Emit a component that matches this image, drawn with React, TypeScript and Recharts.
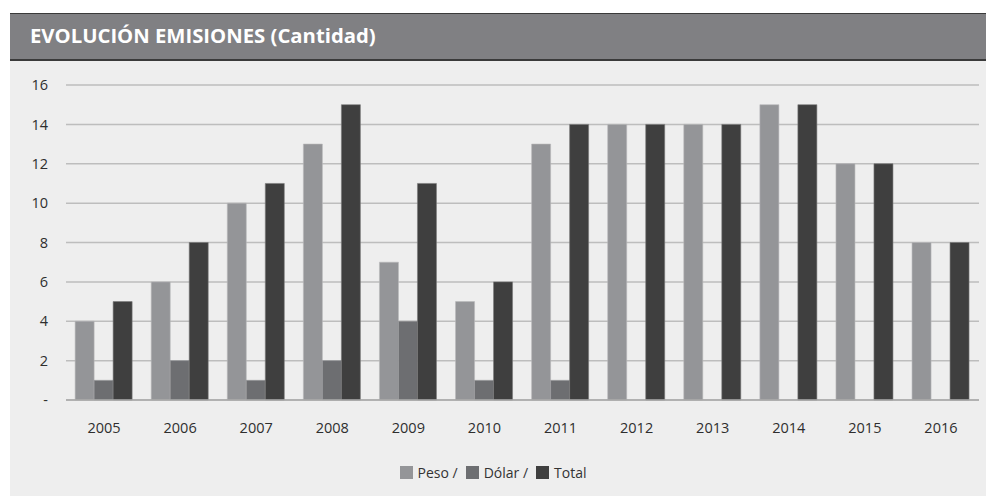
import React from 'react';
import { BarChart, Bar, XAxis, YAxis, CartesianGrid, Legend } from 'recharts';

const years = ['2005', '2006', '2007', '2008', '2009', '2010', '2011', '2012', '2013', '2014', '2015', '2016'];
const peso = [4, 6, 10, 13, 7, 5, 13, 14, 14, 15, 12, 8];
const dolar: (number | null)[] = [1, 2, 1, 2, 4, 1, 1, null, null, null, null, null];
const total = [5, 8, 11, 15, 11, 6, 14, 14, 14, 15, 12, 8];
const yTicks = [0, 2, 4, 6, 8, 10, 12, 14, 16];
const seriesNames = ['Peso /', 'Dólar /', 'Total'];
const seriesColors = ['#949598', '#6d6e71', '#3f3f3f'];

const data = years.map((y, i) => ({ year: y, peso: peso[i], dolar: dolar[i], total: total[i] }));

const FONT = '"Open Sans", "Noto Sans", sans-serif';

const LegendContent = () => (
  <div style={{ display: 'flex', justifyContent: 'center', alignItems: 'center', fontFamily: FONT, fontSize: 14, color: '#333333' }}>
    {seriesNames.map((n, i) => (
      <div key={n} style={{ display: 'flex', alignItems: 'center', marginRight: i < seriesNames.length - 1 ? 8 : 0 }}>
        <span style={{ display: 'inline-block', width: 13, height: 13, background: seriesColors[i], marginRight: 5 }} />
        <span>{n}</span>
      </div>
    ))}
  </div>
);

export default function App() {
  return (
    <div style={{ position: 'absolute', left: 0, top: 0, width: 986, height: 496, background: '#ffffff', overflow: 'hidden' }}>
      <div style={{ position: 'absolute', left: 10, top: 60, width: 976, height: 436, background: '#eeeeee' }} />
      <div
        style={{
          position: 'absolute', left: 10, top: 13, width: 976, height: 45,
          background: '#808083', borderTop: '1px solid #3a3a3a', borderBottom: '2px solid #3a3a3a',
          boxSizing: 'content-box',
        }}
      >
        <div style={{ position: 'absolute', left: 20, top: 7, color: '#ffffff', fontFamily: FONT, fontWeight: 700, fontSize: 20.3, whiteSpace: 'nowrap' }}>
          EVOLUCIÓN EMISIONES (Cantidad)
        </div>
      </div>
      <div style={{ position: 'absolute', left: 0, top: 0 }}>
        <BarChart
          width={986}
          height={496}
          data={data}
          margin={{ top: 85, right: 7, bottom: 66, left: 0 }}
          barCategoryGap="12%"
          barGap={0}
        >
          <CartesianGrid vertical={false} stroke="#bdbdbd" strokeWidth={1.5} />
          <XAxis
            dataKey="year"
            height={30}
            tickLine={false}
            tickSize={0}
            tickMargin={23}
            axisLine={{ stroke: '#a8a8a8', strokeWidth: 1.5 }}
            tick={{ fill: '#2e2e2e', fontSize: 14.5, fontFamily: FONT }}
          />
          <YAxis
            width={66}
            domain={[0, 16]}
            ticks={yTicks}
            interval={0}
            axisLine={false}
            tickLine={false}
            tickSize={0}
            tickMargin={18}
            tickFormatter={(v: number) => (v === 0 ? '-' : String(v))}
            tick={{ fill: '#2e2e2e', fontSize: 14.5, fontFamily: FONT }}
          />
          <Legend
            verticalAlign="middle"
            align="center"
            layout="horizontal"
            wrapperStyle={{ top: 463, left: 0, width: 986 }}
            content={<LegendContent />}
          />
          <Bar dataKey="peso" name={seriesNames[0]} fill={seriesColors[0]} stroke="#b8b9bb" strokeWidth={0.6} isAnimationActive={false} />
          <Bar dataKey="dolar" name={seriesNames[1]} fill={seriesColors[1]} stroke="#9a9b9d" strokeWidth={0.6} isAnimationActive={false} />
          <Bar dataKey="total" name={seriesNames[2]} fill={seriesColors[2]} stroke="#7a7a7a" strokeWidth={0.6} isAnimationActive={false} />
        </BarChart>
      </div>
    </div>
  );
}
........
**Challenge:**
Repeat, word for word and with no pictures, only the lines running from the beginning of the data to the line that contains "YAxis, CartesianGrid, Legend".

**Solution to this task:**
Emit a component that matches this image, drawn with React, TypeScript and Recharts.
import React from 'react';
import { BarChart, Bar, XAxis, YAxis, CartesianGrid, Legend } from 'recharts';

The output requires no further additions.